**SET PROBLEM**
Don't include pictures. Quote the lines below from the first through the line that contains "labels = ['LP".
>> Begin DATA
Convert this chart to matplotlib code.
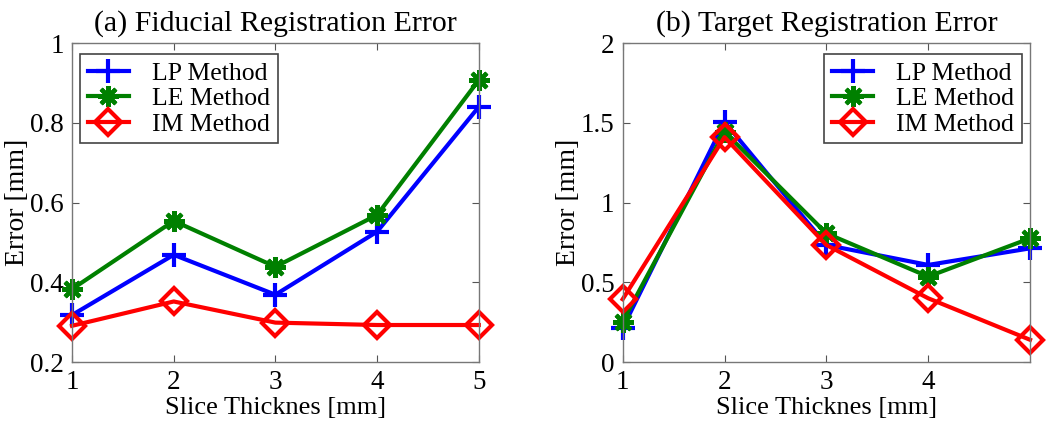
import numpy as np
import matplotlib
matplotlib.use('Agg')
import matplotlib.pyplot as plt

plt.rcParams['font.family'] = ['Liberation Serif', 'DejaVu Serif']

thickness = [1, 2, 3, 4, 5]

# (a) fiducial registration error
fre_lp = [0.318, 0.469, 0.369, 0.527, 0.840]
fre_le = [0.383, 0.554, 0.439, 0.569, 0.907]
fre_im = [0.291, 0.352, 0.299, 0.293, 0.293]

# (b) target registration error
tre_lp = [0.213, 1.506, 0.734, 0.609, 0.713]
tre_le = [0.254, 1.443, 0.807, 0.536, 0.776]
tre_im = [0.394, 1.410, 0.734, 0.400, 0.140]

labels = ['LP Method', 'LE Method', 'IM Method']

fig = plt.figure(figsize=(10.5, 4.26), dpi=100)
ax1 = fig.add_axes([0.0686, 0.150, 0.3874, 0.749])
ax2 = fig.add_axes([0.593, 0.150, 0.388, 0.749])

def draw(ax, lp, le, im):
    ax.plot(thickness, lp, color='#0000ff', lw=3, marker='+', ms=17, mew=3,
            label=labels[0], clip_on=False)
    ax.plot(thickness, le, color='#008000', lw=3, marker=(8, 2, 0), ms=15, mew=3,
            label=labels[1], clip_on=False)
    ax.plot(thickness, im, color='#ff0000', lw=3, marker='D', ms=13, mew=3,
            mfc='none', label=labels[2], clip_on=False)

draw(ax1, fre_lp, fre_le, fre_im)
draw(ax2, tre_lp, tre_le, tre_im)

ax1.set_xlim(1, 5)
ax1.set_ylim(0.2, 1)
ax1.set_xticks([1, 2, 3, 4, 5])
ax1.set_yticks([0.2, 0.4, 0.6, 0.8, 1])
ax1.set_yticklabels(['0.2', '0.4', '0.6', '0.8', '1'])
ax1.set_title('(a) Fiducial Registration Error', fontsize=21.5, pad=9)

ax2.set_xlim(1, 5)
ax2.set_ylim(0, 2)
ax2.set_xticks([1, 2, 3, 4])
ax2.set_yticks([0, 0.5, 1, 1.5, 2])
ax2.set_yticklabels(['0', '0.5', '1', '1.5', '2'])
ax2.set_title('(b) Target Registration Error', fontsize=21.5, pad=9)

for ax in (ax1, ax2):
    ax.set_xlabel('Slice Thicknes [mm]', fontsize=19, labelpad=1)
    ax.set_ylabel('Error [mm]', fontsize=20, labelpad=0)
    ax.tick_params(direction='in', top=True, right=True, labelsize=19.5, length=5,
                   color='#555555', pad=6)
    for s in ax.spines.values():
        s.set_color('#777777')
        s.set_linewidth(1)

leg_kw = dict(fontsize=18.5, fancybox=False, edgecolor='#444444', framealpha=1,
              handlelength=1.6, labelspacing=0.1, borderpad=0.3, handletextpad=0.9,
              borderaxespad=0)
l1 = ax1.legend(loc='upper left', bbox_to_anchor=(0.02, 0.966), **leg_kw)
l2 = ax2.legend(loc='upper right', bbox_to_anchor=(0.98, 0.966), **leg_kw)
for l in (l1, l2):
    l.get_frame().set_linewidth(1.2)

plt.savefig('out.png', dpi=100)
>> End DATA
**OUTPUT FOR THIS TASK**
Convert this chart to matplotlib code.
import numpy as np
import matplotlib
matplotlib.use('Agg')
import matplotlib.pyplot as plt

plt.rcParams['font.family'] = ['Liberation Serif', 'DejaVu Serif']

thickness = [1, 2, 3, 4, 5]

# (a) fiducial registration error
fre_lp = [0.318, 0.469, 0.369, 0.527, 0.840]
fre_le = [0.383, 0.554, 0.439, 0.569, 0.907]
fre_im = [0.291, 0.352, 0.299, 0.293, 0.293]

# (b) target registration error
tre_lp = [0.213, 1.506, 0.734, 0.609, 0.713]
tre_le = [0.254, 1.443, 0.807, 0.536, 0.776]
tre_im = [0.394, 1.410, 0.734, 0.400, 0.140]

labels = ['LP Method', 'LE Method', 'IM Method']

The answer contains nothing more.